MATERIAL PROVIDED:

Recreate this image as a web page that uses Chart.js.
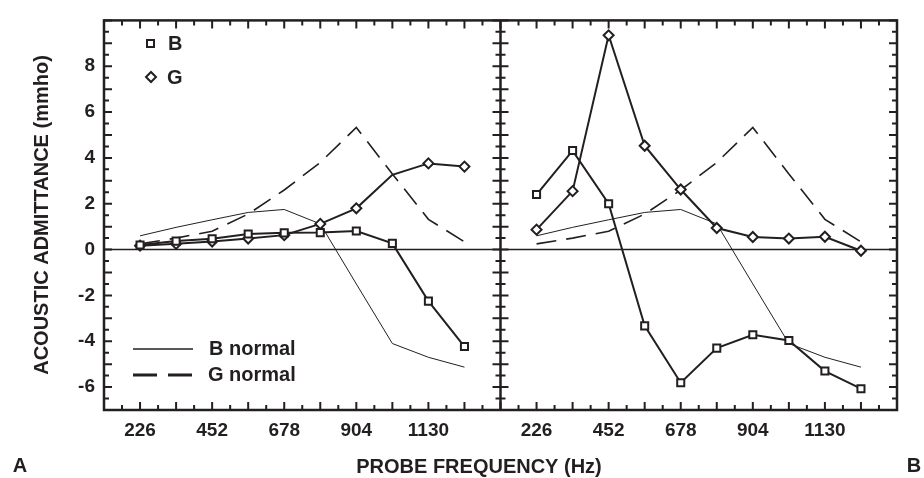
<!DOCTYPE html>
<html>
<head>
<meta charset="utf-8">
<script src="https://cdn.jsdelivr.net/npm/chart.js@4/dist/chart.umd.min.js"></script>
<style>
  html, body { margin: 0; padding: 0; background: #fff; }
</style>
</head>
<body>
<canvas id="grafica" width="924" height="478"></canvas>
<script>
    const frecuencias = [226, 339, 452, 565, 678, 791, 904, 1017, 1130, 1243];

    // panel A
    const bA = [0.2, 0.37, 0.47, 0.68, 0.73, 0.74, 0.81, 0.27, -2.25, -4.23];
    const gA = [0.17, 0.25, 0.35, 0.48, 0.63, 1.12, 1.8, 3.26, 3.76, 3.62];
    // panel B
    const bB = [2.4, 4.32, 2.0, -3.33, -5.81, -4.3, -3.72, -3.97, -5.3, -6.07];
    const gB = [0.87, 2.55, 9.35, 4.53, 2.62, 0.94, 0.55, 0.48, 0.56, -0.05];
    // normal curves, same in both panels
    const bNormal = [0.6, 0.97, 1.3, 1.62, 1.75, 1.12, -1.5, -4.1, -4.7, -5.13];
    const gNormal = [0.25, 0.5, 0.8, 1.55, 2.6, 3.8, 5.33, 3.3, 1.32, 0.34];

    const etiquetasX = [226, 452, 678, 904, 1130];
    const etiquetasY = [-6, -4, -2, 0, 2, 4, 6, 8];

    // both panels share one linear x axis, panel B is shifted right
    const desfaseB = 1243;
    const corte = 1356;
    const negro = "#231f20";
    const fuente = "'Liberation Sans', Arial, sans-serif";

    function puntos(valores, desfase) {
        return frecuencias.map((f, i) => ({ x: f + desfase, y: valores[i] }));
    }

    function serie(valores, desfase, estilo) {
        return {
            data: puntos(valores, desfase),
            borderColor: negro,
            borderWidth: 2,
            pointStyle: estilo,
            pointRadius: 5,
            pointBorderWidth: 2,
            pointBorderColor: negro,
            pointBackgroundColor: "#fff",
            tension: 0
        };
    }

    function normal(valores, desfase, guiones) {
        return {
            data: puntos(valores, desfase),
            borderColor: negro,
            borderWidth: guiones ? 1.6 : 1,
            borderDash: guiones ? [20, 10] : [],
            pointRadius: 0,
            tension: 0
        };
    }

    let gA_serie = serie(gA, 0, "rectRot");
    gA_serie.pointRadius = [5, 5, 5, 5, 5, 5, 5, 0, 5, 5];

    const marco = {
        id: "marco",
        beforeDatasetsDraw(chart) {
            const { ctx, chartArea: a, scales: { y } } = chart;
            const y0 = y.getPixelForValue(0);
            ctx.save();
            ctx.strokeStyle = negro;
            ctx.lineWidth = 1.5;
            ctx.beginPath();
            ctx.moveTo(a.left, y0);
            ctx.lineTo(a.right, y0);
            ctx.stroke();
            ctx.restore();
        },
        afterDatasetsDraw(chart) {
            const { ctx, chartArea: a, scales: { x, y } } = chart;
            const xm = x.getPixelForValue(corte);
            ctx.save();
            ctx.strokeStyle = negro;
            ctx.lineWidth = 2.5;
            ctx.strokeRect(a.left, a.top, a.right - a.left, a.bottom - a.top);
            ctx.beginPath();
            ctx.moveTo(xm, a.top);
            ctx.lineTo(xm, a.bottom);
            ctx.stroke();

            ctx.lineWidth = 2;
            ctx.beginPath();
            x.ticks.forEach(t => {
                const px = x.getPixelForValue(t.value);
                const largo = t.value % 113 === 0 ? 8 : 5;
                ctx.moveTo(px, a.top);
                ctx.lineTo(px, a.top + largo);
                ctx.moveTo(px, a.bottom);
                ctx.lineTo(px, a.bottom - largo);
            });
            y.ticks.forEach(t => {
                const py = y.getPixelForValue(t.value);
                const largo = Number.isInteger(t.value) ? 8 : 5;
                ctx.moveTo(a.left, py);
                ctx.lineTo(a.left + largo, py);
                ctx.moveTo(a.right, py);
                ctx.lineTo(a.right - largo, py);
                ctx.moveTo(xm - largo, py);
                ctx.lineTo(xm + largo, py);
            });
            ctx.stroke();

            // legend, upper left
            ctx.fillStyle = "#fff";
            ctx.lineWidth = 2;
            ctx.fillRect(147, 40, 7, 7);
            ctx.strokeRect(147, 40, 7, 7);
            ctx.beginPath();
            ctx.moveTo(151, 72);
            ctx.lineTo(156, 77);
            ctx.lineTo(151, 82);
            ctx.lineTo(146, 77);
            ctx.closePath();
            ctx.fill();
            ctx.stroke();

            // legend, lower left
            ctx.lineWidth = 1.5;
            ctx.beginPath();
            ctx.moveTo(133, 349);
            ctx.lineTo(193, 349);
            ctx.stroke();
            ctx.lineWidth = 3;
            ctx.setLineDash([24, 11]);
            ctx.beginPath();
            ctx.moveTo(133, 375);
            ctx.lineTo(193, 375);
            ctx.stroke();
            ctx.setLineDash([]);

            ctx.fillStyle = negro;
            ctx.font = "bold 20px " + fuente;
            ctx.textBaseline = "middle";
            ctx.textAlign = "left";
            ctx.fillText("B", 168, 44);
            ctx.fillText("G", 167, 78);
            ctx.fillText("B normal", 209, 349);
            ctx.fillText("G normal", 208, 375);

            // titles and panel letters
            ctx.textAlign = "center";
            ctx.fillText("PROBE FREQUENCY (Hz)", 479, 467);
            ctx.fillText("A", 20, 466);
            ctx.fillText("B", 914, 466);
            ctx.translate(42, 215);
            ctx.rotate(-Math.PI / 2);
            ctx.fillText("ACOUSTIC ADMITTANCE (mmho)", 0, 0);
            ctx.restore();
        }
    };

    let grafica = document.getElementById("grafica").getContext("2d");

    var chart = new Chart(grafica, {
        type: "line",
        data: {
            datasets: [
                serie(bA, 0, "rect"),
                gA_serie,
                serie(bB, desfaseB, "rect"),
                serie(gB, desfaseB, "rectRot"),
                normal(bNormal, 0, false),
                normal(bNormal, desfaseB, false),
                normal(gNormal, 0, true),
                normal(gNormal, desfaseB, true)
            ]
        },
        options: {
            responsive: false,
            devicePixelRatio: 1,
            animation: false,
            layout: { padding: { left: 0, right: 27, top: 14, bottom: 0 } },
            plugins: { legend: { display: false }, tooltip: { enabled: false } },
            scales: {
                x: {
                    type: "linear",
                    min: 113,
                    max: corte + desfaseB,
                    grid: { display: false, drawTicks: false },
                    border: { display: false },
                    afterFit: s => { s.height = 68; },
                    ticks: {
                        stepSize: 56.5,
                        autoSkip: false,
                        maxRotation: 0,
                        minRotation: 0,
                        padding: 9,
                        color: negro,
                        font: { family: fuente, size: 19, weight: "bold" },
                        callback: function (value) {
                            let f = value > corte ? value - desfaseB : value;
                            return etiquetasX.includes(f) ? String(f) : "";
                        }
                    }
                },
                y: {
                    min: -7,
                    max: 10,
                    grid: { display: false, drawTicks: false },
                    border: { display: false },
                    afterFit: s => { s.width = 104; },
                    ticks: {
                        stepSize: 0.5,
                        autoSkip: false,
                        padding: 9,
                        color: negro,
                        font: { family: fuente, size: 19, weight: "bold" },
                        callback: function (value) {
                            return etiquetasY.includes(value) ? String(value) : "";
                        }
                    }
                }
            }
        },
        plugins: [marco]
    });
</script>
</body>
</html>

EXERCISE DIRECTIONS: Transcribe the listing in full and omit the pictures.

TASK OUTPUT:
Recreate this image as a web page that uses Chart.js.
<!DOCTYPE html>
<html>
<head>
<meta charset="utf-8">
<script src="https://cdn.jsdelivr.net/npm/chart.js@4/dist/chart.umd.min.js"></script>
<style>
  html, body { margin: 0; padding: 0; background: #fff; }
</style>
</head>
<body>
<canvas id="grafica" width="924" height="478"></canvas>
<script>
    const frecuencias = [226, 339, 452, 565, 678, 791, 904, 1017, 1130, 1243];

    // panel A
    const bA = [0.2, 0.37, 0.47, 0.68, 0.73, 0.74, 0.81, 0.27, -2.25, -4.23];
    const gA = [0.17, 0.25, 0.35, 0.48, 0.63, 1.12, 1.8, 3.26, 3.76, 3.62];
    // panel B
    const bB = [2.4, 4.32, 2.0, -3.33, -5.81, -4.3, -3.72, -3.97, -5.3, -6.07];
    const gB = [0.87, 2.55, 9.35, 4.53, 2.62, 0.94, 0.55, 0.48, 0.56, -0.05];
    // normal curves, same in both panels
    const bNormal = [0.6, 0.97, 1.3, 1.62, 1.75, 1.12, -1.5, -4.1, -4.7, -5.13];
    const gNormal = [0.25, 0.5, 0.8, 1.55, 2.6, 3.8, 5.33, 3.3, 1.32, 0.34];

    const etiquetasX = [226, 452, 678, 904, 1130];
    const etiquetasY = [-6, -4, -2, 0, 2, 4, 6, 8];

    // both panels share one linear x axis, panel B is shifted right
    const desfaseB = 1243;
    const corte = 1356;
    const negro = "#231f20";
    const fuente = "'Liberation Sans', Arial, sans-serif";

    function puntos(valores, desfase) {
        return frecuencias.map((f, i) => ({ x: f + desfase, y: valores[i] }));
    }

    function serie(valores, desfase, estilo) {
        return {
            data: puntos(valores, desfase),
            borderColor: negro,
            borderWidth: 2,
            pointStyle: estilo,
            pointRadius: 5,
            pointBorderWidth: 2,
            pointBorderColor: negro,
            pointBackgroundColor: "#fff",
            tension: 0
        };
    }

    function normal(valores, desfase, guiones) {
        return {
            data: puntos(valores, desfase),
            borderColor: negro,
            borderWidth: guiones ? 1.6 : 1,
            borderDash: guiones ? [20, 10] : [],
            pointRadius: 0,
            tension: 0
        };
    }

    let gA_serie = serie(gA, 0, "rectRot");
    gA_serie.pointRadius = [5, 5, 5, 5, 5, 5, 5, 0, 5, 5];

    const marco = {
        id: "marco",
        beforeDatasetsDraw(chart) {
            const { ctx, chartArea: a, scales: { y } } = chart;
            const y0 = y.getPixelForValue(0);
            ctx.save();
            ctx.strokeStyle = negro;
            ctx.lineWidth = 1.5;
            ctx.beginPath();
            ctx.moveTo(a.left, y0);
            ctx.lineTo(a.right, y0);
            ctx.stroke();
            ctx.restore();
        },
        afterDatasetsDraw(chart) {
            const { ctx, chartArea: a, scales: { x, y } } = chart;
            const xm = x.getPixelForValue(corte);
            ctx.save();
            ctx.strokeStyle = negro;
            ctx.lineWidth = 2.5;
            ctx.strokeRect(a.left, a.top, a.right - a.left, a.bottom - a.top);
            ctx.beginPath();
            ctx.moveTo(xm, a.top);
            ctx.lineTo(xm, a.bottom);
            ctx.stroke();

            ctx.lineWidth = 2;
            ctx.beginPath();
            x.ticks.forEach(t => {
                const px = x.getPixelForValue(t.value);
                const largo = t.value % 113 === 0 ? 8 : 5;
                ctx.moveTo(px, a.top);
                ctx.lineTo(px, a.top + largo);
                ctx.moveTo(px, a.bottom);
                ctx.lineTo(px, a.bottom - largo);
            });
            y.ticks.forEach(t => {
                const py = y.getPixelForValue(t.value);
                const largo = Number.isInteger(t.value) ? 8 : 5;
                ctx.moveTo(a.left, py);
                ctx.lineTo(a.left + largo, py);
                ctx.moveTo(a.right, py);
                ctx.lineTo(a.right - largo, py);
                ctx.moveTo(xm - largo, py);
                ctx.lineTo(xm + largo, py);
            });
            ctx.stroke();

            // legend, upper left
            ctx.fillStyle = "#fff";
            ctx.lineWidth = 2;
            ctx.fillRect(147, 40, 7, 7);
            ctx.strokeRect(147, 40, 7, 7);
            ctx.beginPath();
            ctx.moveTo(151, 72);
            ctx.lineTo(156, 77);
            ctx.lineTo(151, 82);
            ctx.lineTo(146, 77);
            ctx.closePath();
            ctx.fill();
            ctx.stroke();

            // legend, lower left
            ctx.lineWidth = 1.5;
            ctx.beginPath();
            ctx.moveTo(133, 349);
            ctx.lineTo(193, 349);
            ctx.stroke();
            ctx.lineWidth = 3;
            ctx.setLineDash([24, 11]);
            ctx.beginPath();
            ctx.moveTo(133, 375);
            ctx.lineTo(193, 375);
            ctx.stroke();
            ctx.setLineDash([]);

            ctx.fillStyle = negro;
            ctx.font = "bold 20px " + fuente;
            ctx.textBaseline = "middle";
            ctx.textAlign = "left";
            ctx.fillText("B", 168, 44);
            ctx.fillText("G", 167, 78);
            ctx.fillText("B normal", 209, 349);
            ctx.fillText("G normal", 208, 375);

            // titles and panel letters
            ctx.textAlign = "center";
            ctx.fillText("PROBE FREQUENCY (Hz)", 479, 467);
            ctx.fillText("A", 20, 466);
            ctx.fillText("B", 914, 466);
            ctx.translate(42, 215);
            ctx.rotate(-Math.PI / 2);
            ctx.fillText("ACOUSTIC ADMITTANCE (mmho)", 0, 0);
            ctx.restore();
        }
    };

    let grafica = document.getElementById("grafica").getContext("2d");

    var chart = new Chart(grafica, {
        type: "line",
        data: {
            datasets: [
                serie(bA, 0, "rect"),
                gA_serie,
                serie(bB, desfaseB, "rect"),
                serie(gB, desfaseB, "rectRot"),
                normal(bNormal, 0, false),
                normal(bNormal, desfaseB, false),
                normal(gNormal, 0, true),
                normal(gNormal, desfaseB, true)
            ]
        },
        options: {
            responsive: false,
            devicePixelRatio: 1,
            animation: false,
            layout: { padding: { left: 0, right: 27, top: 14, bottom: 0 } },
            plugins: { legend: { display: false }, tooltip: { enabled: false } },
            scales: {
                x: {
                    type: "linear",
                    min: 113,
                    max: corte + desfaseB,
                    grid: { display: false, drawTicks: false },
                    border: { display: false },
                    afterFit: s => { s.height = 68; },
                    ticks: {
                        stepSize: 56.5,
                        autoSkip: false,
                        maxRotation: 0,
                        minRotation: 0,
                        padding: 9,
                        color: negro,
                        font: { family: fuente, size: 19, weight: "bold" },
                        callback: function (value) {
                            let f = value > corte ? value - desfaseB : value;
                            return etiquetasX.includes(f) ? String(f) : "";
                        }
                    }
                },
                y: {
                    min: -7,
                    max: 10,
                    grid: { display: false, drawTicks: false },
                    border: { display: false },
                    afterFit: s => { s.width = 104; },
                    ticks: {
                        stepSize: 0.5,
                        autoSkip: false,
                        padding: 9,
                        color: negro,
                        font: { family: fuente, size: 19, weight: "bold" },
                        callback: function (value) {
                            return etiquetasY.includes(value) ? String(value) : "";
                        }
                    }
                }
            }
        },
        plugins: [marco]
    });
</script>
</body>
</html>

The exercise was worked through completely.